Given instruction>
From the very first line of the data to the line containing "var high0Hi = [4.40, 4.145, 3.80, 4.51, 5.36, 5.05];", retype everything exactly, leaving the pictures behind.

Records for the task>

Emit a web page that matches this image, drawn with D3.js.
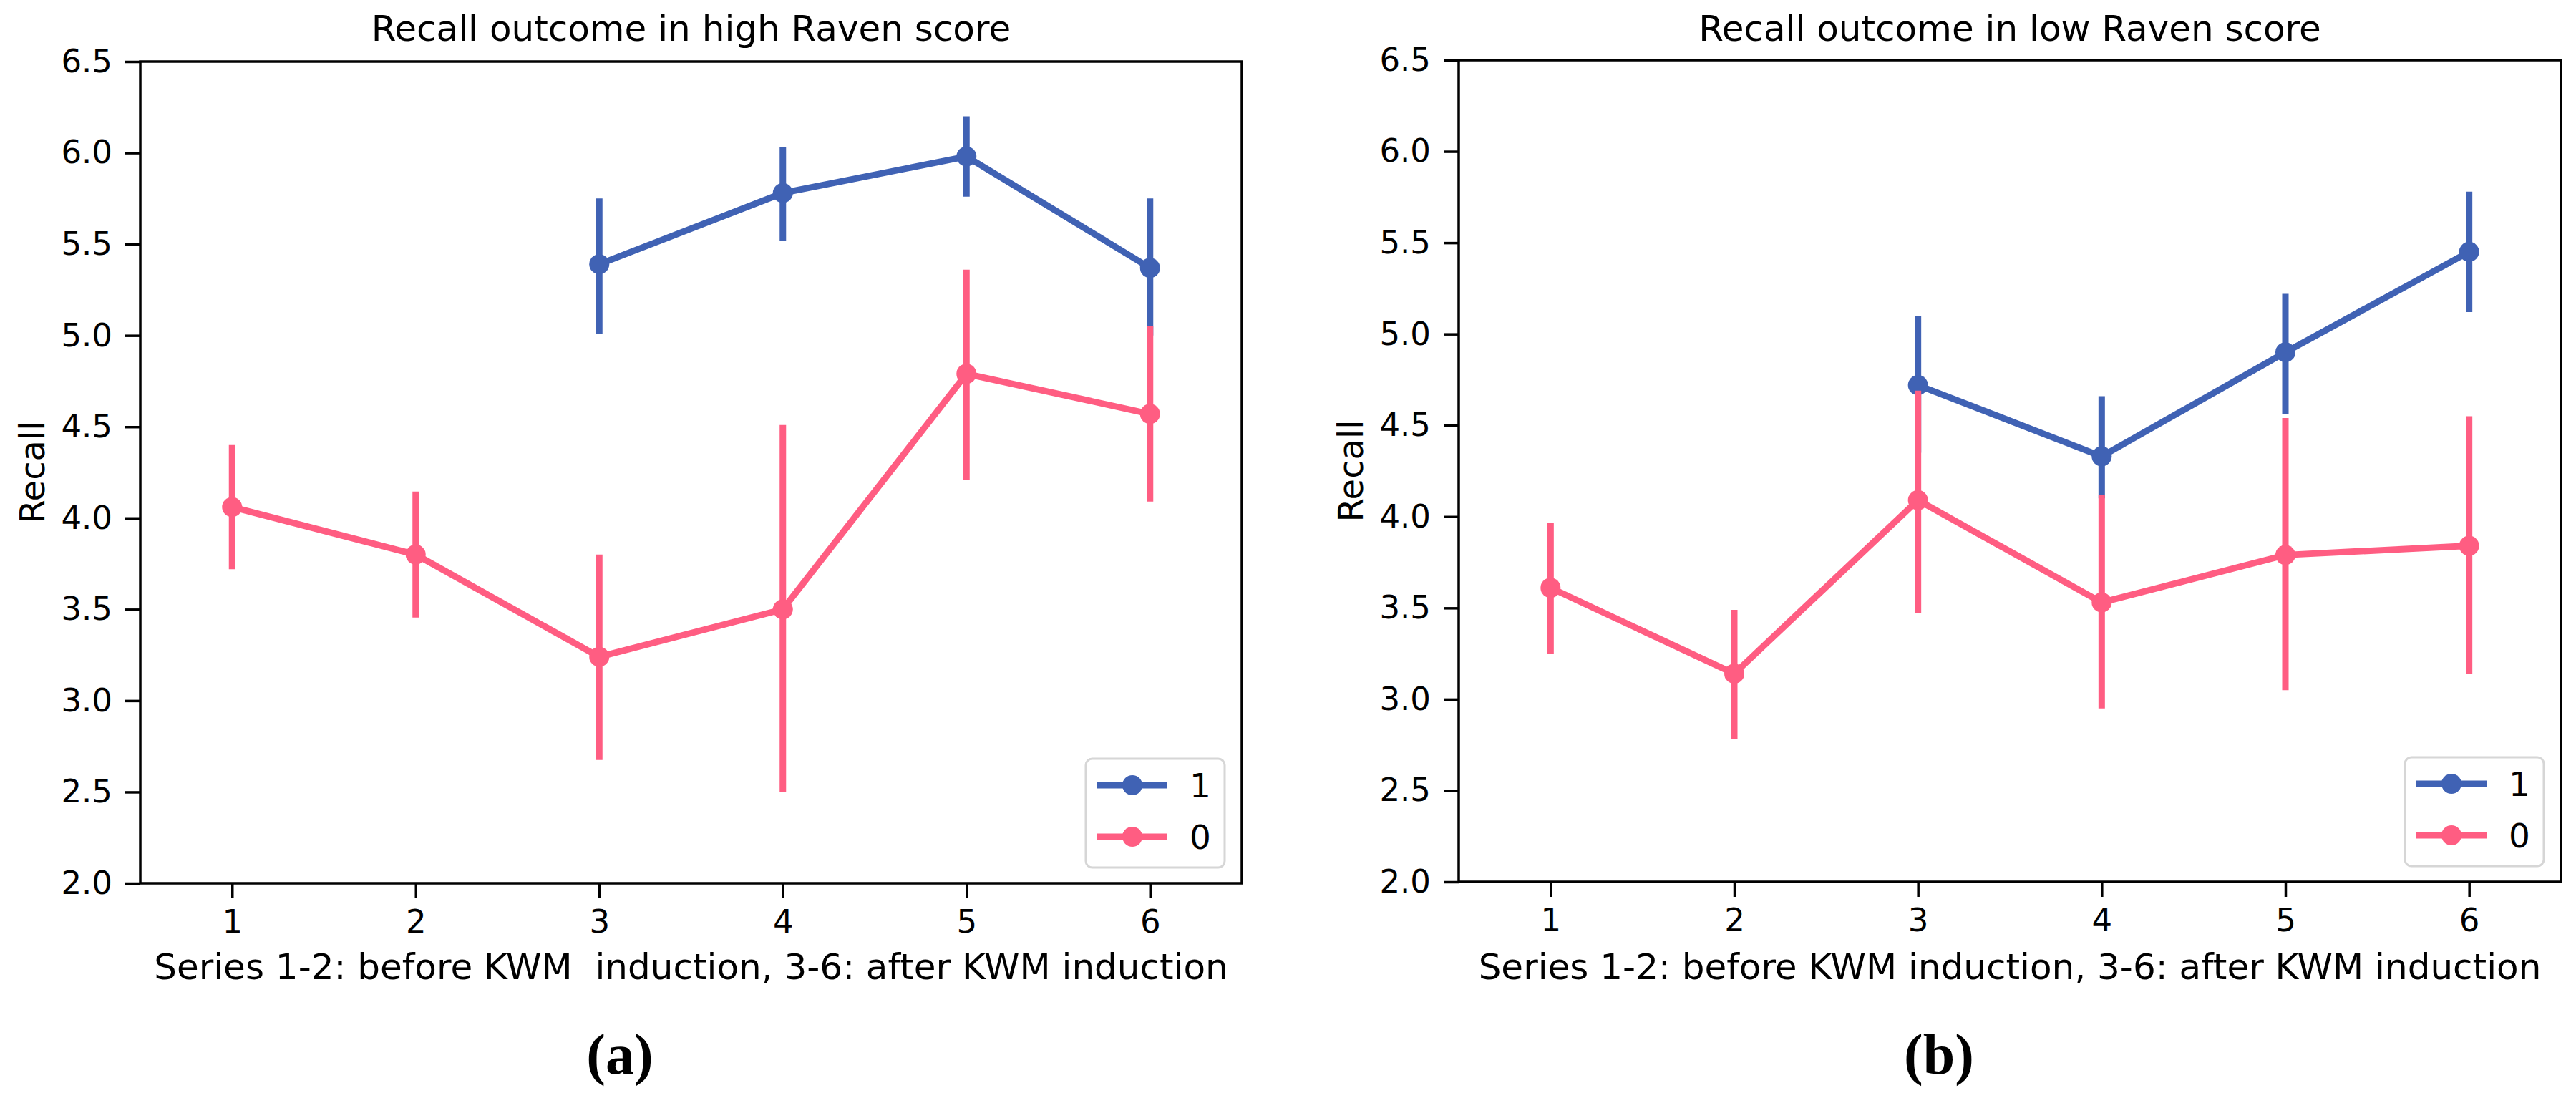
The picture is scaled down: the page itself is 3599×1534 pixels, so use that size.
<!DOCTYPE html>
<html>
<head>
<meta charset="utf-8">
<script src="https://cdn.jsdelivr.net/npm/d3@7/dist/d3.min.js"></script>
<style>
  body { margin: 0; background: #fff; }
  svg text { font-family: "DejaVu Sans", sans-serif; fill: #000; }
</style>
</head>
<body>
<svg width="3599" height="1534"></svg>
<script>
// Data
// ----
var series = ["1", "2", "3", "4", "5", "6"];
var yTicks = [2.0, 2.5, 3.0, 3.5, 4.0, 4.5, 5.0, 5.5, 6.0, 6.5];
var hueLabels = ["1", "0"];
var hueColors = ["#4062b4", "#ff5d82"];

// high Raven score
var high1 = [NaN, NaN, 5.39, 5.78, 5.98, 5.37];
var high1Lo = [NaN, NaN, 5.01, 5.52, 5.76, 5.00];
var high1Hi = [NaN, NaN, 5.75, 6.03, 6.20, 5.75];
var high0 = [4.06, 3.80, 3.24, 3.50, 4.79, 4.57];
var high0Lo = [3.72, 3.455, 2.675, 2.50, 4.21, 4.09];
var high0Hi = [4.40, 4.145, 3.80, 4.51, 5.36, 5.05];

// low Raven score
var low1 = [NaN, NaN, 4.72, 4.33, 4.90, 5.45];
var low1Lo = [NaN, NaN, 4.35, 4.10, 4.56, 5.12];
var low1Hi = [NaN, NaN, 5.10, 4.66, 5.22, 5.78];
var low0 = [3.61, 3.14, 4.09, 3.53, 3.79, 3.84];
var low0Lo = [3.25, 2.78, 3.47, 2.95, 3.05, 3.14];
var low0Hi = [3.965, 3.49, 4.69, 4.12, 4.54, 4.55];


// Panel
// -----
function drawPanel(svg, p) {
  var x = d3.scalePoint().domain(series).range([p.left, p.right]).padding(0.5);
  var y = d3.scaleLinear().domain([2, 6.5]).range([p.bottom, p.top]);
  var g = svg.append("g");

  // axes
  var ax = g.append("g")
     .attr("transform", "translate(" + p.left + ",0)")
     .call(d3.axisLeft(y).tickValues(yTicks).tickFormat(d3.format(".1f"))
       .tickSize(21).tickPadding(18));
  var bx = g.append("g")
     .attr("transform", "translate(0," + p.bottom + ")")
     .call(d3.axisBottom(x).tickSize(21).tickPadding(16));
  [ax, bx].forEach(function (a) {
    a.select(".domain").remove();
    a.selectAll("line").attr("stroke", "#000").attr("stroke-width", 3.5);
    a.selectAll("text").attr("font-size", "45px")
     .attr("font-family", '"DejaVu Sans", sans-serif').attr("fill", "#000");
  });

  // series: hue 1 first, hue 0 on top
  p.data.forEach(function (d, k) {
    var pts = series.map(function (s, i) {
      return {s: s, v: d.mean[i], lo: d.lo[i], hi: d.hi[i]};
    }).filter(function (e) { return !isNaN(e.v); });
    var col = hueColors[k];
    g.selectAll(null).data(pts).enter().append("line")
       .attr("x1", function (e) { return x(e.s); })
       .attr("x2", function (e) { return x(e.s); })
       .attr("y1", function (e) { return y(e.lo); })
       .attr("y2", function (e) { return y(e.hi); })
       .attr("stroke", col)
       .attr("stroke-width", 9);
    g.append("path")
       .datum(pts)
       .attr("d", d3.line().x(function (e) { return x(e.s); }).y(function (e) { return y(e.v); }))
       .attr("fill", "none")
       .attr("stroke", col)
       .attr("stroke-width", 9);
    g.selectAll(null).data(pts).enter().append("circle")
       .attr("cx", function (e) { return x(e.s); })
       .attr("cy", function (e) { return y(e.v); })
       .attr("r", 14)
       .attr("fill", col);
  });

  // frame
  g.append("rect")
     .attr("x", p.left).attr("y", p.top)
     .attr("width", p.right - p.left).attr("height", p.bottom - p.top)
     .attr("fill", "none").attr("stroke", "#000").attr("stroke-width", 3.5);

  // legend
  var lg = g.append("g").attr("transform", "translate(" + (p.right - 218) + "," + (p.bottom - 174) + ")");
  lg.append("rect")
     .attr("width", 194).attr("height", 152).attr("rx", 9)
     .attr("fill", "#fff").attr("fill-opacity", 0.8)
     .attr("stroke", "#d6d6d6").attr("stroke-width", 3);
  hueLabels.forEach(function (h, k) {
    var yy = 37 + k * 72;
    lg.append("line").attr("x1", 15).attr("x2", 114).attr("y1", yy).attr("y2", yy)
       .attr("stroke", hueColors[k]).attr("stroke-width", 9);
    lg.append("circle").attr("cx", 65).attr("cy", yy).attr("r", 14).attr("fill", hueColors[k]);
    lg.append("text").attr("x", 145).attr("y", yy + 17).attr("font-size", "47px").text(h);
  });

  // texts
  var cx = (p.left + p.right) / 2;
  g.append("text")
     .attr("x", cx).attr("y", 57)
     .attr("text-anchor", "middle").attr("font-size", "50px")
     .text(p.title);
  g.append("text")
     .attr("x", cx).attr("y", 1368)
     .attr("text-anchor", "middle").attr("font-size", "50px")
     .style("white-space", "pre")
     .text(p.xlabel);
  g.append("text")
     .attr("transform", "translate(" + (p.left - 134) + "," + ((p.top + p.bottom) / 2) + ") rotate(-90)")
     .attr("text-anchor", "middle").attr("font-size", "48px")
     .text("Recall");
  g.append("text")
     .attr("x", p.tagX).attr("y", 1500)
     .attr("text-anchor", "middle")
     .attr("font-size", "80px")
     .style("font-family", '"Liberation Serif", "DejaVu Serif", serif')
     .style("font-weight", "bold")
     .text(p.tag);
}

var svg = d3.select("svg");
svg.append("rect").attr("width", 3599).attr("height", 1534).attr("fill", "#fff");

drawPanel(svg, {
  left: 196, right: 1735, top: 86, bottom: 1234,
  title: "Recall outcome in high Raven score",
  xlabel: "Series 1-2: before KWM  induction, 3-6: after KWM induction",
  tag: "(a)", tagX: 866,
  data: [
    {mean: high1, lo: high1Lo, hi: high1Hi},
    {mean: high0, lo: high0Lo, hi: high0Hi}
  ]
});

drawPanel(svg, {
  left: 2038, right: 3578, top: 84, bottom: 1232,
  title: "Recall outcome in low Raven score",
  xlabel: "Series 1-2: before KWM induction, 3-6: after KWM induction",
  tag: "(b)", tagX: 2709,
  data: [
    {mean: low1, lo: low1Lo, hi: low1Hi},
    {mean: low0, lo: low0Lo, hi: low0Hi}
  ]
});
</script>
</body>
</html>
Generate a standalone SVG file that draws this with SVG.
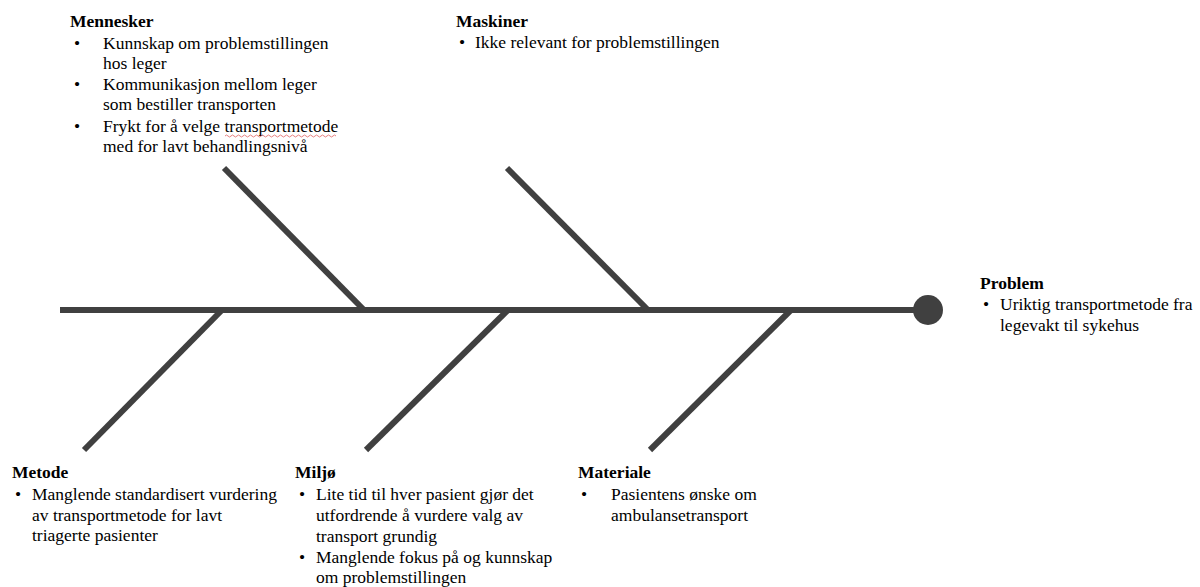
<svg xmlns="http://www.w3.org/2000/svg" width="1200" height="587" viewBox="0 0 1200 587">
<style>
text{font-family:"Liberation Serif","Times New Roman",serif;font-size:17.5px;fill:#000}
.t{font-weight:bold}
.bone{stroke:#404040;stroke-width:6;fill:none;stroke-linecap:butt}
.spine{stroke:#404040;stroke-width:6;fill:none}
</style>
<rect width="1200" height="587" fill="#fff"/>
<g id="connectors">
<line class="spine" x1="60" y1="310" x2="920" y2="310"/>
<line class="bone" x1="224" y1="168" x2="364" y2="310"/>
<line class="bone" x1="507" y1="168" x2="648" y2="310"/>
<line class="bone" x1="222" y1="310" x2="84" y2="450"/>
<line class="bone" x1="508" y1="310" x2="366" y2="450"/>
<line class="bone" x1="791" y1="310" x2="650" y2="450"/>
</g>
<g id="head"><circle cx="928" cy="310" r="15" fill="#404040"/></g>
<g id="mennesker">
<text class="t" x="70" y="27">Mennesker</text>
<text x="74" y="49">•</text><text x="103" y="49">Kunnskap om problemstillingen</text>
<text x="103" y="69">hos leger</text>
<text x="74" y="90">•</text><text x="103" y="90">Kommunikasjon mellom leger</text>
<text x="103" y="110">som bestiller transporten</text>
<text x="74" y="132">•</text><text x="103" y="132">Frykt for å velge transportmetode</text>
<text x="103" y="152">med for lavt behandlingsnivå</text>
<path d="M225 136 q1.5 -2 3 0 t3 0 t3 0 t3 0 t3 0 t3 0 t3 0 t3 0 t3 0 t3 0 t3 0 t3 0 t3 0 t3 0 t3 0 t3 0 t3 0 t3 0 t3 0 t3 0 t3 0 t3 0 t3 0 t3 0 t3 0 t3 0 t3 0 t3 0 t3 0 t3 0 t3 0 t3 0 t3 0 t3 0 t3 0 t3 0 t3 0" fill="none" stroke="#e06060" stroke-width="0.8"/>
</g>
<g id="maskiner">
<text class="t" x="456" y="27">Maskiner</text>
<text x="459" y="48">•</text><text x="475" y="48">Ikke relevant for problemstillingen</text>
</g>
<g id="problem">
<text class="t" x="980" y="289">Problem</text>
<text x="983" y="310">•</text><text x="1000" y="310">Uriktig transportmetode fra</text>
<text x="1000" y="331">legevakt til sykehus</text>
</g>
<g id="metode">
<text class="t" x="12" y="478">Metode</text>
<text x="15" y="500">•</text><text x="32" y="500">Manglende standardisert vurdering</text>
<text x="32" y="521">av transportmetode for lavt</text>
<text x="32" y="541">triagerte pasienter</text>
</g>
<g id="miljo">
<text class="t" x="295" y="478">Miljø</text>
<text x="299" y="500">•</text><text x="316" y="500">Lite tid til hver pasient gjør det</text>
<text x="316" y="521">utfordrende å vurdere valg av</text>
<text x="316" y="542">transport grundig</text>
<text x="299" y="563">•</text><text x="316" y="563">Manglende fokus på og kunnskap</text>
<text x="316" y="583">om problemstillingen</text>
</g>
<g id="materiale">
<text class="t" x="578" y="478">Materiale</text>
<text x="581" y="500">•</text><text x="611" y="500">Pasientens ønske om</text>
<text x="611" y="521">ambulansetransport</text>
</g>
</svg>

Response to this task>
Emit a web page that matches this image, drawn with D3.js.
The picture is scaled down: the page itself is 3599×1534 pixels, so use that size.
<!DOCTYPE html>
<html>
<head>
<meta charset="utf-8">
<script src="https://cdn.jsdelivr.net/npm/d3@7/dist/d3.min.js"></script>
<style>
  body { margin: 0; background: #fff; }
  svg text { font-family: "DejaVu Sans", sans-serif; fill: #000; }
</style>
</head>
<body>
<svg width="3599" height="1534"></svg>
<script>
// Data
// ----
var series = ["1", "2", "3", "4", "5", "6"];
var yTicks = [2.0, 2.5, 3.0, 3.5, 4.0, 4.5, 5.0, 5.5, 6.0, 6.5];
var hueLabels = ["1", "0"];
var hueColors = ["#4062b4", "#ff5d82"];

// high Raven score
var high1 = [NaN, NaN, 5.39, 5.78, 5.98, 5.37];
var high1Lo = [NaN, NaN, 5.01, 5.52, 5.76, 5.00];
var high1Hi = [NaN, NaN, 5.75, 6.03, 6.20, 5.75];
var high0 = [4.06, 3.80, 3.24, 3.50, 4.79, 4.57];
var high0Lo = [3.72, 3.455, 2.675, 2.50, 4.21, 4.09];
var high0Hi = [4.40, 4.145, 3.80, 4.51, 5.36, 5.05];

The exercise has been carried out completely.